Start of Data block

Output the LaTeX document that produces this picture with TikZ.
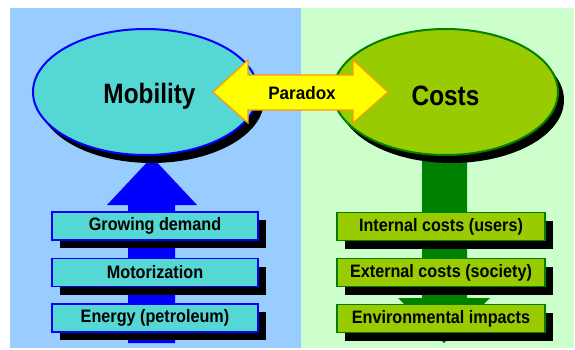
\documentclass[tikz,border=0pt]{standalone}
\usepackage{fontspec}
\setmainfont{Liberation Sans}
\newfontfamily\titlefont[FakeStretch=0.87]{Liberation Sans}
\newfontfamily\boxfont[FakeStretch=0.9]{Liberation Sans}
\newfontfamily\parafont[FakeStretch=0.95]{Liberation Sans}
\usetikzlibrary{shapes.geometric,shadows}
\definecolor{bluebg}{HTML}{99CCFF}
\definecolor{greenbg}{HTML}{CCFFCC}
\definecolor{turq}{HTML}{55D8D4}
\definecolor{blueline}{HTML}{0000FF}
\definecolor{costgreen}{HTML}{99CC00}
\definecolor{darkgreen}{HTML}{008000}
\definecolor{parayellow}{HTML}{FFFF00}
\definecolor{paraorange}{HTML}{FF9900}
\begin{document}
\begin{tikzpicture}[x=1pt,y=-1pt,
  ell/.style={ellipse, draw, line width=2pt, inner sep=0pt,
    minimum width=225pt, minimum height=126pt,
    drop shadow={shadow xshift=6pt, shadow yshift=-8pt, opacity=1, fill=black},
    font=\titlefont\bfseries\fontsize{28}{30}\selectfont},
  box/.style={rectangle, draw, line width=1.8pt, inner sep=0pt,
    minimum height=28pt,
    drop shadow={shadow xshift=8pt, shadow yshift=-8pt, opacity=1, fill=black},
    font=\boxfont\bfseries\fontsize{18}{20}\selectfont},
  lbox/.style={box, fill=turq, draw=blueline, minimum width=206pt},
  rbox/.style={box, fill=costgreen, draw=darkgreen, minimum width=208pt},
]
\useasboundingbox (0,0) rectangle (575,349);
\fill[white] (0,0) rectangle (575,349);
\fill[bluebg] (10,8) rectangle (301,348);
\fill[greenbg] (301,8) rectangle (574,348);

% big arrows
\fill[blueline] (152,157) -- (197,205) -- (175,205) -- (175,343) -- (128,343)
  -- (128,205) -- (107,205) -- cycle;
\fill[darkgreen] (422,150) -- (467,150) -- (467,298) -- (490,298) -- (444,343)
  -- (398,298) -- (422,298) -- cycle;

% ellipses
\node[ell, fill=turq, draw=blueline] (mob) at (145.5,92) {\hspace*{8pt}\raisebox{-4pt}[\height][\depth]{Mobility}};
\node[ell, fill=costgreen, draw=darkgreen] (cost) at (445.5,92) {\raisebox{-4pt}[\height][\depth]{Costs}};

% paradox double arrow
\fill[parayellow, draw=paraorange, line width=1.2pt, line join=miter]
  (213,92) -- (248,60) -- (248,75) -- (353,75) -- (353,60) -- (388,92)
  -- (353,123) -- (353,110) -- (248,110) -- (248,123) -- cycle;
\node[font=\parafont\bfseries\fontsize{18}{20}\selectfont] (par) at (302,93) {Paradox};

% boxes
\node[lbox] (gd) at (155,226) {Growing demand};
\node[lbox] (mo) at (155,272.5) {Motorization};
\node[lbox] (en) at (155,318) {Energy (petroleum)};
\node[rbox] (ic) at (441,226.5) {Internal costs (users)};
\node[rbox] (ec) at (441,272.5) {External costs (society)};
\node[rbox] (ei) at (441,318.5) {Environmental impacts};
\end{tikzpicture}
\end{document}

End of Data block

▶ Description of the task: Reproduce exactly the run of lines that opens the listing and closes with the line holding "fill=costgreen, draw=darkgreen] (cost)". Pictures are excluded.

▶ Result:
Output the LaTeX document that produces this picture with TikZ.
\documentclass[tikz,border=0pt]{standalone}
\usepackage{fontspec}
\setmainfont{Liberation Sans}
\newfontfamily\titlefont[FakeStretch=0.87]{Liberation Sans}
\newfontfamily\boxfont[FakeStretch=0.9]{Liberation Sans}
\newfontfamily\parafont[FakeStretch=0.95]{Liberation Sans}
\usetikzlibrary{shapes.geometric,shadows}
\definecolor{bluebg}{HTML}{99CCFF}
\definecolor{greenbg}{HTML}{CCFFCC}
\definecolor{turq}{HTML}{55D8D4}
\definecolor{blueline}{HTML}{0000FF}
\definecolor{costgreen}{HTML}{99CC00}
\definecolor{darkgreen}{HTML}{008000}
\definecolor{parayellow}{HTML}{FFFF00}
\definecolor{paraorange}{HTML}{FF9900}
\begin{document}
\begin{tikzpicture}[x=1pt,y=-1pt,
  ell/.style={ellipse, draw, line width=2pt, inner sep=0pt,
    minimum width=225pt, minimum height=126pt,
    drop shadow={shadow xshift=6pt, shadow yshift=-8pt, opacity=1, fill=black},
    font=\titlefont\bfseries\fontsize{28}{30}\selectfont},
  box/.style={rectangle, draw, line width=1.8pt, inner sep=0pt,
    minimum height=28pt,
    drop shadow={shadow xshift=8pt, shadow yshift=-8pt, opacity=1, fill=black},
    font=\boxfont\bfseries\fontsize{18}{20}\selectfont},
  lbox/.style={box, fill=turq, draw=blueline, minimum width=206pt},
  rbox/.style={box, fill=costgreen, draw=darkgreen, minimum width=208pt},
]
\useasboundingbox (0,0) rectangle (575,349);
\fill[white] (0,0) rectangle (575,349);
\fill[bluebg] (10,8) rectangle (301,348);
\fill[greenbg] (301,8) rectangle (574,348);

% big arrows
\fill[blueline] (152,157) -- (197,205) -- (175,205) -- (175,343) -- (128,343)
  -- (128,205) -- (107,205) -- cycle;
\fill[darkgreen] (422,150) -- (467,150) -- (467,298) -- (490,298) -- (444,343)
  -- (398,298) -- (422,298) -- cycle;

% ellipses
\node[ell, fill=turq, draw=blueline] (mob) at (145.5,92) {\hspace*{8pt}\raisebox{-4pt}[\height][\depth]{Mobility}};
\node[ell, fill=costgreen, draw=darkgreen] (cost) at (445.5,92) {\raisebox{-4pt}[\height][\depth]{Costs}};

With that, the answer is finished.